Особенно стараются, по его словам, менеджеры низшего и среднего звена. Процитируем краткий пересказ выводов наблюдательного француза: «Они (управленцы низшего и среднего звена) больше всего склонны приписывать и придавать фотографии свойства искусства. Тем самым они ищут возможности отличаться от групп с более низким статусом, возвышая себя при помощи претензии на то, что видят и понимают больше, знают толк в фотографии и фотографировании. Они явным образом отрицают туристский стиль фотографий, а также семейные фото, которые вешаются на стену… Фотографии отвлечённых предметов, уличных сцен, абстрактных объектов – их стихия».
Ещё один исследовательский вывод от Бурдье: «Увлечение фотографией среди высших менеджеров реже, чем среди низших. То есть с повышением статуса интенсивность любительской практики уменьшается».

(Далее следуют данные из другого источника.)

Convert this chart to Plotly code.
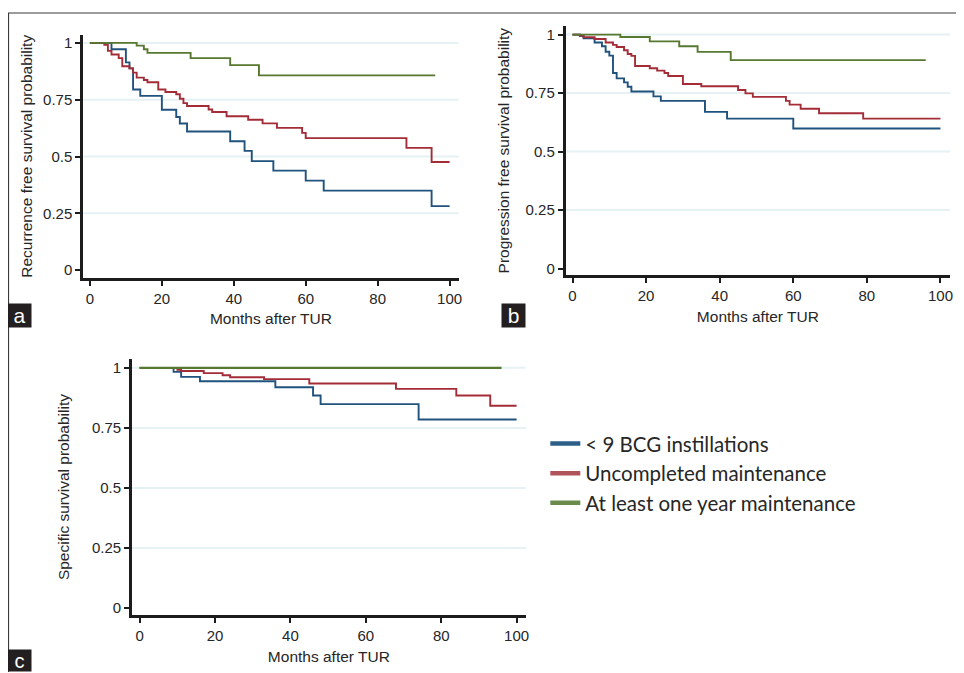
import plotly.graph_objects as go

# ---------------- data ----------------
series_names = ["< 9 BCG instillations", "Uncompleted maintenance", "At least one year maintenance"]
x_ticks = [0, 20, 40, 60, 80, 100]
y_ticks = [0, 0.25, 0.5, 0.75, 1]
y_tick_labels = ["0", "0.25", "0.5", "0.75", "1"]
grid_vals = [0.25, 0.5, 0.75, 1]
x_title = "Months after TUR"
panel_titles = ["Recurrence free survival probability",
                "Progression free survival probability",
                "Specific survival probability"]
panel_letters = ["a", "b", "c"]

# Panel a: recurrence free survival
a_blue_t = [0, 6, 10, 11, 12, 14, 20, 24, 25, 27, 39, 43, 45, 51, 60, 65, 95, 100]
a_blue_s = [1, 0.972, 0.914, 0.888, 0.795, 0.767, 0.706, 0.674, 0.645, 0.610, 0.567, 0.525,
            0.480, 0.438, 0.394, 0.350, 0.282, 0.282]
a_red_t = [0, 4, 5, 6, 8, 9, 11, 12, 13, 15, 16, 19, 21, 24, 25, 26, 27, 33, 34, 38, 44, 48,
           52, 59, 60, 88, 95, 100]
a_red_s = [1, 0.991, 0.965, 0.949, 0.933, 0.897, 0.888, 0.869, 0.847, 0.837, 0.827, 0.795,
           0.784, 0.774, 0.754, 0.735, 0.722, 0.707, 0.696, 0.677, 0.662, 0.646, 0.626, 0.604,
           0.581, 0.538, 0.476, 0.476]
a_green_t = [0, 13, 15, 16, 28, 39, 47, 96]
a_green_s = [1, 0.988, 0.972, 0.956, 0.933, 0.902, 0.857, 0.857]

# Panel b: progression free survival
b_blue_t = [0, 2, 3, 6, 8, 9, 10, 11, 12, 14, 15, 16, 22, 24, 36, 42, 60, 100]
b_blue_s = [1, 0.994, 0.984, 0.966, 0.95, 0.927, 0.91, 0.836, 0.813, 0.796, 0.777, 0.757,
            0.736, 0.717, 0.670, 0.641, 0.599, 0.599]
b_red_t = [0, 2, 3, 6, 9, 11, 12, 14, 15, 16, 17, 21, 23, 25, 26, 30, 35, 45, 47, 49, 58, 59,
           62, 67, 79, 100]
b_red_s = [1, 0.996, 0.989, 0.981, 0.966, 0.956, 0.947, 0.933, 0.917, 0.909, 0.866, 0.856,
           0.846, 0.836, 0.823, 0.789, 0.779, 0.763, 0.749, 0.734, 0.717, 0.701, 0.683, 0.664,
           0.641, 0.641]
b_green_t = [0, 13, 21, 29, 34, 43, 96]
b_green_s = [1, 0.99, 0.971, 0.95, 0.926, 0.891, 0.891]

# Panel c: specific survival
c_blue_t = [0, 9, 11, 16, 36, 46, 48, 74, 100]
c_blue_s = [1, 0.983, 0.9625, 0.944, 0.919, 0.885, 0.849, 0.785, 0.785]
c_red_t = [0, 10, 11, 17, 22, 24, 33, 45, 68, 84, 93, 100]
c_red_s = [1, 0.992, 0.987, 0.978, 0.969, 0.961, 0.953, 0.935, 0.9125, 0.885, 0.842, 0.842]
c_green_t = [0, 96]
c_green_s = [1, 1]

# ---------------- styling ----------------
# The page body has an 8px margin, so the figure is drawn 8px smaller and
# positions below are given in window pixels and shifted by that offset.
OFF = 8
W, H = 964 - OFF, 673 - OFF
line_colors = ["#20527e", "#a32c37", "#56782f"]
legend_colors = ["#2b5f87", "#b0535b", "#6a8a4b"]
axis_color = "#1c1c1c"
text_color = "#262626"
grid_color = "#e6f1f4"
font_family = "Liberation Sans, Arial, sans-serif"


def px_x(p):
    return (p - OFF) / W


def px_y(p):
    return 1 - (p - OFF) / H


panels = [
    dict(data=[(a_blue_t, a_blue_s), (a_red_t, a_red_s), (a_green_t, a_green_s)],
         xdom=[px_x(83.5), px_x(460)], ydom=[px_y(277.5), px_y(34)],
         xr=[-1.85, 102.5], yr=[-0.033, 1.035], standoff=7),
    dict(data=[(b_blue_t, b_blue_s), (b_red_t, b_red_s), (b_green_t, b_green_s)],
         xdom=[px_x(567.5), px_x(953)], ydom=[px_y(275.2), px_y(25)],
         xr=[-1.84, 102.6], yr=[-0.029, 1.037], standoff=13),
    dict(data=[(c_blue_t, c_blue_s), (c_red_t, c_red_s), (c_green_t, c_green_s)],
         xdom=[px_x(132.5), px_x(527.3)], ydom=[px_y(616), px_y(359)],
         xr=[-2.0, 102.4], yr=[-0.029, 1.037], standoff=19),
]

fig = go.Figure()
layout = dict(
    width=W, height=H, margin=dict(l=0, r=0, t=0, b=0),
    paper_bgcolor="white", plot_bgcolor="white",
    font=dict(family=font_family, size=15, color=text_color),
    showlegend=True,
    legend=dict(x=px_x(547), y=px_y(424), xanchor="left", yanchor="top",
                font=dict(family="Lato, Carlito, sans-serif", size=20.5, color="#262626"),
                itemwidth=30, bgcolor="rgba(0,0,0,0)", traceorder="normal"),
)
shapes = []
annotations = []

for i, p in enumerate(panels):
    sfx = "" if i == 0 else str(i + 1)
    xa, ya = "x" + sfx, "y" + sfx
    for k, (t, s) in enumerate(p["data"]):
        w = 2.4 if (i == 2 and k == 2) else 1.9
        fig.add_trace(go.Scatter(x=t, y=s, mode="lines",
                                 line=dict(color=line_colors[k], width=w, shape="hv"),
                                 xaxis=xa, yaxis=ya, showlegend=False, hoverinfo="skip"))
    common = dict(showline=True, linecolor=axis_color, linewidth=3, ticks="outside", ticklen=5,
                  tickwidth=2, tickcolor=axis_color, showgrid=False, zeroline=False,
                  tickfont=dict(size=15, color=text_color))
    layout["xaxis" + sfx] = dict(domain=p["xdom"], range=p["xr"], anchor=ya, tickvals=x_ticks,
                                 title=dict(text=x_title, font=dict(size=15.5, color=text_color),
                                            standoff=8),
                                 **common)
    layout["yaxis" + sfx] = dict(domain=p["ydom"], range=p["yr"], anchor=xa, tickvals=y_ticks,
                                 ticktext=y_tick_labels,
                                 title=dict(text=panel_titles[i], font=dict(size=15.5, color=text_color),
                                            standoff=p["standoff"]),
                                 **common)
    for g in grid_vals:
        shapes.append(dict(type="line", xref=xa + " domain", yref=ya, x0=0, x1=1, y0=g, y1=g,
                           line=dict(color=grid_color, width=2), layer="below"))

# legend entries
for k, name in enumerate(series_names):
    fig.add_trace(go.Scatter(x=[None], y=[None], mode="lines", name=name,
                             line=dict(color=legend_colors[k], width=4.5),
                             xaxis="x3", yaxis="y3", showlegend=True))

# panel letters
letter_pos = [(19.6, 315.3, 23, 21), (515.3, 315.3, 23, 21), (19.6, 661, 21, 20)]
for letter, (cx, cy, bh, fs) in zip(panel_letters, letter_pos):
    annotations.append(dict(x=px_x(cx), y=px_y(cy), xref="paper", yref="paper", text=letter,
                            showarrow=False, xanchor="center", yanchor="middle",
                            width=23, height=bh, bgcolor="#231f20", borderpad=0,
                            font=dict(family="Liberation Sans, Arial, sans-serif", size=fs, color="white")))

# outer frame (top and left rules)
shapes.append(dict(type="line", xref="paper", yref="paper", x0=px_x(8), x1=1, y0=px_y(12), y1=px_y(12),
                   line=dict(color="#3a3a3a", width=1.2)))
shapes.append(dict(type="line", xref="paper", yref="paper", x0=px_x(8.5), x1=px_x(8.5), y0=0, y1=px_y(12),
                   line=dict(color="#3a3a3a", width=1.2)))

layout["shapes"] = shapes
layout["annotations"] = annotations
fig.update_layout(**layout)
fig.write_html("out.html")
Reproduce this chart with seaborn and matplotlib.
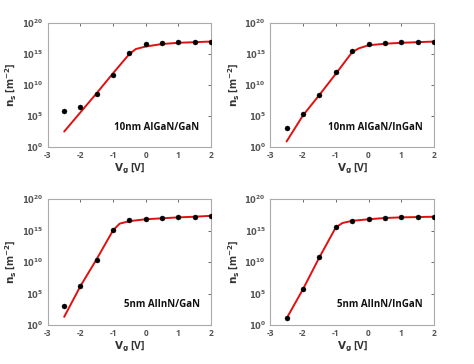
import numpy as np
import pandas as pd
import matplotlib
matplotlib.use("Agg")
import matplotlib.pyplot as plt
import seaborn as sns

# Gate voltage of the measured points
VG_POINTS = [-2.5, -2.0, -1.5, -1.0, -0.5, 0.0, 0.5, 1.0, 1.5, 2.0]

LOG_NS_ALGAN_GAN = [5.8, 6.5, 8.55, 11.6, 15.1, 16.6, 16.8, 16.9, 16.95, 16.95]
LOG_NS_ALGAN_INGAN = [3.15, 5.3, 8.4, 12.05, 15.5, 16.65, 16.8, 16.95, 17.0, 17.0]
LOG_NS_ALINN_GAN = [3.1, 6.2, 10.4, 15.05, 16.65, 16.9, 17.05, 17.2, 17.2, 17.3]
LOG_NS_ALINN_INGAN = [1.05, 5.7, 10.75, 15.5, 16.55, 16.8, 17.0, 17.1, 17.15, 17.2]

# Fitted model curves (red lines)
VG_FIT_ALGAN = [-2.5, -2.0, -1.5, -1.0, -0.5, -0.3, 0.0, 0.5, 1.0, 1.5, 2.0]
LOG_FIT_ALGAN_GAN = [2.5, 5.6, 8.7, 11.9, 15.0, 15.8, 16.2, 16.6, 16.8, 16.9, 17.0]
LOG_FIT_ALGAN_INGAN = [0.9, 5.1, 8.4, 11.8, 15.3, 15.9, 16.4, 16.65, 16.8, 16.9, 17.0]

VG_FIT_ALINN = [-2.5, -2.0, -1.5, -1.0, -0.8, -0.5, 0.0, 0.5, 1.0, 1.5, 2.0]
LOG_FIT_ALINN_GAN = [1.3, 6.2, 10.5, 15.05, 16.1, 16.5, 16.8, 16.95, 17.1, 17.2, 17.35]
LOG_FIT_ALINN_INGAN = [1.05, 5.7, 10.75, 15.5, 16.2, 16.55, 16.8, 17.0, 17.1, 17.15, 17.2]

LABELS = ['10nm AlGaN/GaN', '10nm AlGaN/InGaN', '5nm AlInN/GaN', '5nm AlInN/InGaN']
X_TICKS = [-3, -2, -1, 0, 1, 2]
Y_TICKS = [1e0, 1e5, 1e10, 1e15, 1e20]
Y_TICKLABELS = ['$\\mathbf{10^{0}}$', '$\\mathbf{10^{5}}$', '$\\mathbf{10^{10}}$',
                '$\\mathbf{10^{15}}$', '$\\mathbf{10^{20}}$']

panels = [
    (VG_FIT_ALGAN, LOG_FIT_ALGAN_GAN, LOG_NS_ALGAN_GAN),
    (VG_FIT_ALGAN, LOG_FIT_ALGAN_INGAN, LOG_NS_ALGAN_INGAN),
    (VG_FIT_ALINN, LOG_FIT_ALINN_GAN, LOG_NS_ALINN_GAN),
    (VG_FIT_ALINN, LOG_FIT_ALINN_INGAN, LOG_NS_ALINN_INGAN),
]

sns.set_style('white')
plt.rcParams['font.family'] = ['Open Sans', 'DejaVu Sans']
plt.rcParams['mathtext.fontset'] = 'dejavusans'

fig = plt.figure(figsize=(4.74, 3.64), dpi=100)
positions = [
    [0.101, 0.596, 0.344, 0.341],
    [0.570, 0.596, 0.346, 0.341],
    [0.101, 0.107, 0.344, 0.346],
    [0.570, 0.107, 0.346, 0.346],
]

for pos, (vg_fit, log_fit, log_pts), label in zip(positions, panels, LABELS):
    ax = fig.add_axes(pos)
    fit = pd.DataFrame({'vg': vg_fit, 'ns': np.power(10.0, log_fit)})
    pts = pd.DataFrame({'vg': VG_POINTS, 'ns': np.power(10.0, log_pts)})

    sns.lineplot(data=fit, x='vg', y='ns', ax=ax, color='#e01010', linewidth=1.4)
    sns.scatterplot(data=pts, x='vg', y='ns', ax=ax, color='black', s=13,
                    marker='o', edgecolor='black', zorder=3)

    ax.set_yscale('log')
    ax.set_xlim(-3, 2)
    ax.set_ylim(1e0, 1e20)
    ax.set_xticks(X_TICKS)
    ax.set_xticklabels([str(t) for t in X_TICKS], fontweight='bold')
    ax.set_yticks(Y_TICKS)
    ax.set_yticklabels(Y_TICKLABELS)
    ax.minorticks_off()
    ax.tick_params(axis='both', direction='in', length=2, labelsize=6,
                   colors='#555555', width=0.6, pad=3)
    ax.tick_params(top=True, right=True, labeltop=False, labelright=False)

    ax.set_xlabel('$\\mathbf{V_g}$ [V]', fontsize=7.5, color='#333333',
                  labelpad=1, fontweight='bold')
    ax.set_ylabel('$\\mathbf{n_s}$ [m$^{\\mathbf{-2}}$]', fontsize=7.5,
                  color='#333333', labelpad=2, fontweight='bold')

    for sp in ax.spines.values():
        sp.set_color('#aaaaaa')
        sp.set_linewidth(0.8)

    ax.text(1.65, 10 ** 3.2, label, ha='right', va='center', fontsize=7,
            fontweight='bold', color='#111111')

plt.savefig('out.png', dpi=100)
plt.close()
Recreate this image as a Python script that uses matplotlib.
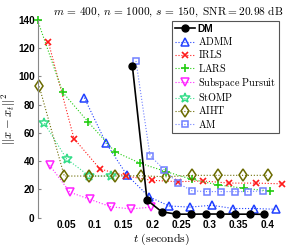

Ещё бы. Чему тут удивляться? Правоверные подчинённые сами щёлкнут тебя на каком-нибудь корпоративе и принесут фотки в красивой упаковочке. А жене или подруге можно заказать фотосессию от какого-нибудь профи, грызущего по ночам локти от обиды на то, что времена абсолютной профессиональной монополии на фотографирование в далёком прошлом.
А сколько семей или отношений, готовых обернуться семейственностью, распалось из-за всеобщей папарацционизации жизни? Я помню, как до меня впервые дошёл весь ужас происходящего.
Несколько лет назад я обнаружил во дворе своего дома плачущую девушку. Она рвала фотографии – достаточно невинные: на них она в антураже явно заурядной и даже чуточку ханжеской вечеринки во вполне пионерском формате обнималась с каким-то молодым человеком. Попытки утешить были обречены. Её «официальный» молодой человек, которому заботливые доброжелатели вручили эти фото, только что передал их ей и попрощался с ней навсегда.
Лились не только девичьи слёзы. Шёл дождь. Мокрый асфальт был покрыт обрывками фотографий. Я смотрел на них и внутренне прощался с цивилизацией, в которой оставалась ещё хоть какая-то надежда на неприкосновенность частной жизни.